Hierarchical design of Ni(OH)2/MnMoO4 composite on reduced graphene oxide/Ni foam for high-performances battery-supercapacitors hybrid device

Abstract Design and synthesis advanced battery-type electrode materials with outstanding electrical conductivity and remarkable theoretical specific capacity are crucial to enhance the comprehensive performances for battery-supercapacitors (SCs). Herein, Ni(OH)2/MnMoO4 composite on reduced graphene oxide/Ni foam (rGO/NF) was successfully fabricated through the hydrothermal method and potentiostatic electrodeposition (Ni(OH)2/MnMoO4/rGO/NF).
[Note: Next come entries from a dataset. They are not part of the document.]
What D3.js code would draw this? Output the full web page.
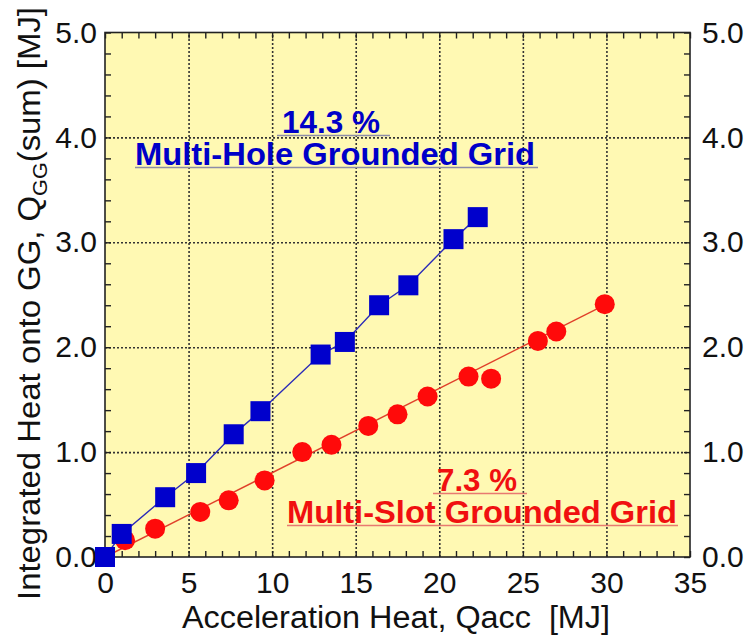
<!DOCTYPE html>
<html>
<head>
<meta charset="utf-8">
<script src="https://cdn.jsdelivr.net/npm/d3@7"></script>
<style>
  body { margin: 0; background: #fff; }
  svg text { font-family: "Liberation Sans", Arial, Helvetica, sans-serif; white-space: pre; }
</style>
</head>
<body>
<svg id="chart" width="751" height="635"></svg>
<script>
// data
const blueX = [0, 1.0, 3.6, 5.45, 7.7, 9.3, 12.9, 14.35, 16.4, 18.15, 20.85, 22.3]
const blueY = [0, 0.22, 0.57, 0.80, 1.17, 1.39, 1.93, 2.05, 2.40, 2.59, 3.03, 3.24]
const redX = [0, 1.2, 3.0, 5.7, 7.4, 9.55, 11.8, 13.55, 15.75, 17.5, 19.3, 21.75, 23.1, 25.9, 27.0, 29.9]
const redY = [0, 0.16, 0.27, 0.43, 0.54, 0.73, 1.00, 1.07, 1.25, 1.36, 1.53, 1.72, 1.70, 2.06, 2.15, 2.41]
// red straight line (fit) end points
const redLineX = [0, 30]
const redLineY = [0, 2.41]

const xTicks = [0, 5, 10, 15, 20, 25, 30, 35]
const yTicks = [0, 1, 2, 3, 4, 5]

const svg = d3.select('#chart')
const pLeft = 105, pRight = 690, pTop = 32.5, pBottom = 557

const x = d3.scaleLinear().domain([0, 35]).range([pLeft, pRight])
const y = d3.scaleLinear().domain([0, 5]).range([pBottom, pTop])

/* plot background */
svg.append('rect')
    .attr('x', pLeft).attr('y', pTop)
    .attr('width', pRight - pLeft).attr('height', pBottom - pTop)
    .attr('fill', '#fff9b3')

/* dotted grid */
const gridX = svg.append('g').attr('transform', `translate(0,${pBottom})`)
    .call(d3.axisBottom(x).tickValues(xTicks.slice(1, -1)).tickSize(-(pBottom - pTop)).tickFormat(''))
const gridY = svg.append('g').attr('transform', `translate(${pLeft},0)`)
    .call(d3.axisLeft(y).tickValues(yTicks.slice(1, -1)).tickSize(-(pRight - pLeft)).tickFormat(''))
;[gridX, gridY].forEach(g => {
    g.select('.domain').remove()
    g.selectAll('line').attr('stroke', '#333').attr('stroke-width', 1.6).attr('stroke-dasharray', '2,2')
})

/* minor ticks, inward on all four sides */
const xMinor = d3.range(0, 35.001, 1)
const yMinor = d3.range(0, 5.001, 0.2)
const tickG = [
    svg.append('g').attr('transform', `translate(0,${pBottom})`).call(d3.axisBottom(x).tickValues(xMinor).tickSize(-6).tickFormat('')),
    svg.append('g').attr('transform', `translate(0,${pTop})`).call(d3.axisTop(x).tickValues(xMinor).tickSize(-6).tickFormat('')),
    svg.append('g').attr('transform', `translate(${pLeft},0)`).call(d3.axisLeft(y).tickValues(yMinor).tickSize(-6).tickFormat('')),
    svg.append('g').attr('transform', `translate(${pRight},0)`).call(d3.axisRight(y).tickValues(yMinor).tickSize(-6).tickFormat(''))
]
tickG.forEach(g => {
    g.select('.domain').remove()
    g.selectAll('line').attr('stroke', '#222').attr('stroke-width', 1.4)
})

/* frame */
svg.append('rect')
    .attr('x', pLeft).attr('y', pTop)
    .attr('width', pRight - pLeft).attr('height', pBottom - pTop)
    .attr('fill', 'none').attr('stroke', '#222').attr('stroke-width', 1.6)

/* tick labels */
const labX = svg.append('g').attr('transform', `translate(0,${pBottom})`)
    .call(d3.axisBottom(x).tickValues(xTicks).tickSize(0).tickPadding(15))
const labL = svg.append('g').attr('transform', `translate(${pLeft},0)`)
    .call(d3.axisLeft(y).tickValues(yTicks).tickSize(0).tickPadding(8).tickFormat(d3.format('.1f')))
const labR = svg.append('g').attr('transform', `translate(${pRight},0)`)
    .call(d3.axisRight(y).tickValues(yTicks).tickSize(0).tickPadding(12).tickFormat(d3.format('.1f')))
;[labX, labL, labR].forEach(g => {
    g.select('.domain').remove()
    g.attr('font-size', null).attr('font-family', null)
    g.selectAll('text').attr('font-size', 30).attr('fill', '#111')
})

/* red fit line and circles */
const line = d3.line().x(d => x(d[0])).y(d => y(d[1]))
svg.append('path')
    .datum(d3.zip(redLineX, redLineY))
    .attr('d', line)
    .attr('fill', 'none').attr('stroke', '#e0402a').attr('stroke-width', 1.4)

svg.selectAll('.red_pt')
    .data(d3.zip(redX, redY))
    .join('circle')
    .classed('red_pt', true)
    .attr('cx', d => x(d[0])).attr('cy', d => y(d[1]))
    .attr('r', 10)
    .attr('fill', '#ff0a0a')

/* blue polyline and squares */
svg.append('path')
    .datum(d3.zip(blueX, blueY))
    .attr('d', line)
    .attr('fill', 'none').attr('stroke', '#2a2ab8').attr('stroke-width', 1.4)

const sq = 20
svg.selectAll('.blue_pt')
    .data(d3.zip(blueX, blueY))
    .join('rect')
    .classed('blue_pt', true)
    .attr('x', d => x(d[0]) - sq / 2).attr('y', d => y(d[1]) - sq / 2)
    .attr('width', sq).attr('height', sq)
    .attr('fill', '#0000cc')

/* annotations with underline */
const note = (txt, x0, base, len, size, color, ulColor, ulX0, ulX1) => {
    svg.append('line')
        .attr('x1', ulX0).attr('x2', ulX1)
        .attr('y1', base + 2.5).attr('y2', base + 2.5)
        .attr('stroke', ulColor).attr('stroke-width', 1.6)
    svg.append('text')
        .attr('x', x0).attr('y', base)
        .attr('font-size', size).attr('font-weight', 'bold')
        .attr('fill', color)
        .attr('textLength', len).attr('lengthAdjust', 'spacingAndGlyphs')
        .text(txt)
}
note('14.3 %', 282, 133, 98, 31, '#0000c8', '#8c8ca8', 277, 390)
note('Multi-Hole Grounded Grid', 135, 165, 400, 32, '#0000c8', '#8c8ca8', 135, 538)
note('7.3 %', 437, 491, 80, 31, '#f01010', '#e87a70', 433, 527)
note('Multi-Slot Grounded Grid', 287, 523, 390, 32, '#f01010', '#e87a70', 287, 678)

/* axis titles */
svg.append('text')
    .attr('x', 396).attr('y', 628)
    .attr('text-anchor', 'middle')
    .attr('font-size', 31).attr('fill', '#111')
    .attr('textLength', 428).attr('lengthAdjust', 'spacingAndGlyphs')
    .text('Acceleration Heat, Qacc  [MJ]')

const yt = svg.append('text')
    .attr('transform', 'translate(40,303.5) rotate(-90)')
    .attr('text-anchor', 'middle')
    .attr('font-size', 32).attr('fill', '#111')
    .attr('textLength', 593).attr('lengthAdjust', 'spacingAndGlyphs')
yt.append('tspan').text('Integrated Heat onto GG, Q')
yt.append('tspan').attr('font-size', 21).attr('dy', 7).text('GG')
yt.append('tspan').attr('dy', -7).text('(sum) [MJ]')
</script>
</body>
</html>
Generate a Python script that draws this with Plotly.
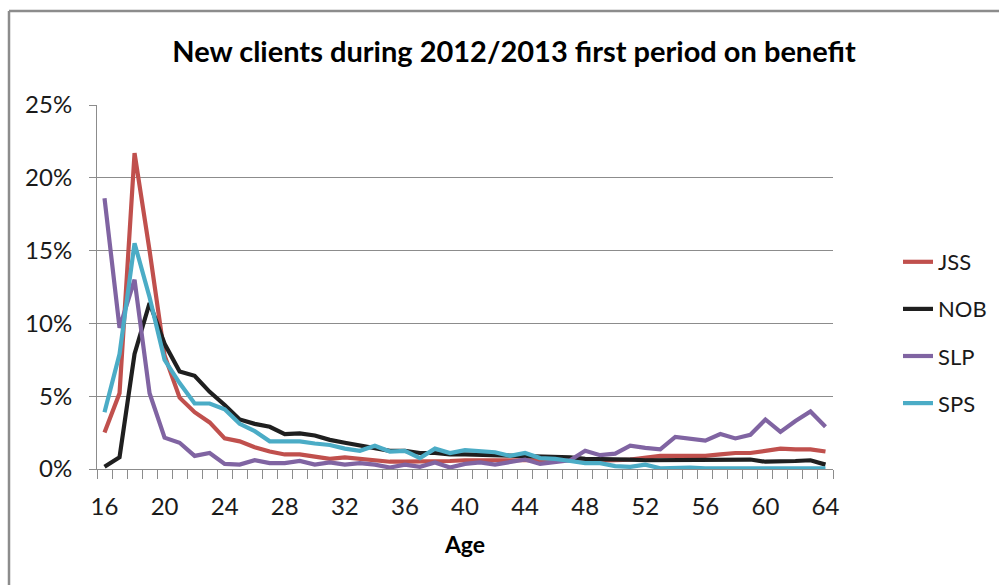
import plotly.graph_objects as go

ages = list(range(16, 65))

jss = [2.5, 5.2, 21.7, 15.0, 7.8, 4.9, 3.9, 3.2, 2.1, 1.9, 1.5, 1.2, 1.0,
       1.0, 0.85, 0.7, 0.8, 0.7, 0.6, 0.5, 0.5, 0.5, 0.5, 0.55, 0.6, 0.6,
       0.6, 0.65, 0.6, 0.65, 0.6, 0.6, 0.55, 0.55, 0.6, 0.65, 0.8, 0.9,
       0.9, 0.9, 0.9, 1.0, 1.1, 1.1, 1.25, 1.4, 1.35, 1.35, 1.2]
nob = [0.15, 0.8, 7.9, 11.4, 8.6, 6.7, 6.4, 5.3, 4.4, 3.4, 3.1, 2.9, 2.4,
       2.45, 2.3, 2.0, 1.8, 1.6, 1.4, 1.25, 1.25, 1.1, 1.1, 1.0, 1.0, 0.98,
       0.9, 0.9, 0.85, 0.9, 0.85, 0.8, 0.7, 0.7, 0.7, 0.65, 0.6, 0.6, 0.6,
       0.6, 0.6, 0.6, 0.6, 0.65, 0.5, 0.5, 0.55, 0.6, 0.3]
slp = [18.6, 9.7, 13.0, 5.2, 2.15, 1.8, 0.9, 1.1, 0.35, 0.3, 0.6, 0.4, 0.4,
       0.55, 0.3, 0.45, 0.3, 0.4, 0.3, 0.1, 0.3, 0.15, 0.45, 0.1, 0.35, 0.45,
       0.3, 0.45, 0.65, 0.35, 0.45, 0.6, 1.25, 0.95, 1.05, 1.6, 1.45, 1.35,
       2.2, 2.05, 1.95, 2.4, 2.1, 2.35, 3.4, 2.55, 3.3, 3.95, 2.9]
sps = [3.9, 7.9, 15.5, 11.8, 7.5, 5.9, 4.5, 4.5, 4.1, 3.1, 2.6, 1.9, 1.9,
       1.9, 1.75, 1.65, 1.4, 1.25, 1.6, 1.2, 1.25, 0.75, 1.4, 1.1, 1.3, 1.25,
       1.15, 0.9, 1.1, 0.75, 0.7, 0.55, 0.4, 0.4, 0.2, 0.15, 0.3, 0.05, 0.1,
       0.1, 0.05, 0.05, 0.05, 0.05, 0.05, 0.05, 0.05, 0.05, 0.05]

series = [("JSS", jss, "#C0504D"), ("NOB", nob, "#1F1F1F"),
          ("SLP", slp, "#8064A2"), ("SPS", sps, "#4BACC6")]

x_tick_vals = list(range(16, 65, 4))
y_tick_vals = [0, 5, 10, 15, 20, 25]
y_tick_text = ["0%", "5%", "10%", "15%", "20%", "25%"]

FONT = "Lato, 'Open Sans', sans-serif"
W, H = 999, 585
ML, MR, MT, MB = 97, 166, 105, 116
PW, PH = W - ML - MR, H - MT - MB

fig = go.Figure()
for name, vals, col in series:
    fig.add_trace(go.Scatter(x=ages, y=vals, name=name, mode="lines",
                             legendgroup=name,
                             line=dict(color=col, width=4.2)))

def px_x(p):
    return (p - ML) / PW

def px_y(p):
    return (H - MB - p) / PH

fig.update_layout(
    width=W, height=H,
    margin=dict(l=ML, r=MR, t=MT, b=MB),
    paper_bgcolor="white", plot_bgcolor="white",
    font=dict(family=FONT, size=24, color="#1a1a1a"),
    title=dict(text="<b>New clients during 2012/2013 first period on benefit</b>",
               xref="container", yref="container",
               x=514 / W, y=1 - 52 / H, xanchor="center", yanchor="middle",
               font=dict(size=29, family=FONT, color="#000")),
    legend=dict(xref="container", yref="container",
                x=898 / W, y=1 - 241 / H, xanchor="left", yanchor="top",
                font=dict(size=22, family=FONT), tracegroupgap=15.5,
                bgcolor="rgba(0,0,0,0)"),
    xaxis=dict(range=[15.5, 64.5], tickmode="array", tickvals=x_tick_vals,
               ticks="", showgrid=False, zeroline=False,
               showline=True, linecolor="#8c8c8c", linewidth=1,
               ticklabelstandoff=16,
               minor=dict(tickmode="linear", tick0=15.5, dtick=1,
                          ticks="outside", ticklen=9, tickcolor="#8c8c8c",
                          tickwidth=1, showgrid=False),
               title=dict(text="<b>Age</b>", standoff=18,
                          font=dict(size=23, family=FONT, color="#000"))),
    yaxis=dict(range=[0, 25], tickmode="array", tickvals=y_tick_vals,
               ticktext=y_tick_text, showgrid=True, gridcolor="#8c8c8c",
               gridwidth=1, zeroline=False, showline=True,
               linecolor="#8c8c8c", linewidth=1, ticks="outside",
               ticklen=7, tickcolor="#8c8c8c", ticklabelstandoff=12),
    shapes=[
        dict(type="line", xref="paper", yref="paper",
             x0=px_x(9), x1=px_x(9), y0=px_y(11), y1=px_y(H + 5),
             line=dict(color="#8c8c8c", width=2.5)),
        dict(type="line", xref="paper", yref="paper",
             x0=px_x(9), x1=px_x(W + 5), y0=px_y(11), y1=px_y(11),
             line=dict(color="#8c8c8c", width=2.5)),
    ],
)

fig.write_html("out.html")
The unique honeycomb structure and the efficient synergistic effects among MnMoO4 and Ni(OH)2 of the as-prepared battery type electrode, as well as outstanding electronic conductivity of the reduced graphene oxide, were beneficial to the enhanced electrochemically active sites and increased specific capacity. Ni(OH)2/MnMoO4/rGO/NF composite employed for SCs yielded the maximum specific capacity of 1329.1 C g−1 and a superb cycle property of 86.8% during 5000 cycles. Furthermore, the battery-supercapacitor hybrid (BSH) device with the Ni(OH)2/MnMoO4/rGO/NF and active carbon (AC) as-prepared samples showed the energy density of 61.4 W h kg−1 at the power density of 428.4 W kg−1. The capacity retention of the as-fabricated hybrid device reached 96.4% over 7000 cycles. Those consequences tested that the Ni(OH)2/MnMoO4/rGO/NF composite should be the promising category of battery-type electrodes materials of the next generation energy storage devices for the high-performances SCs.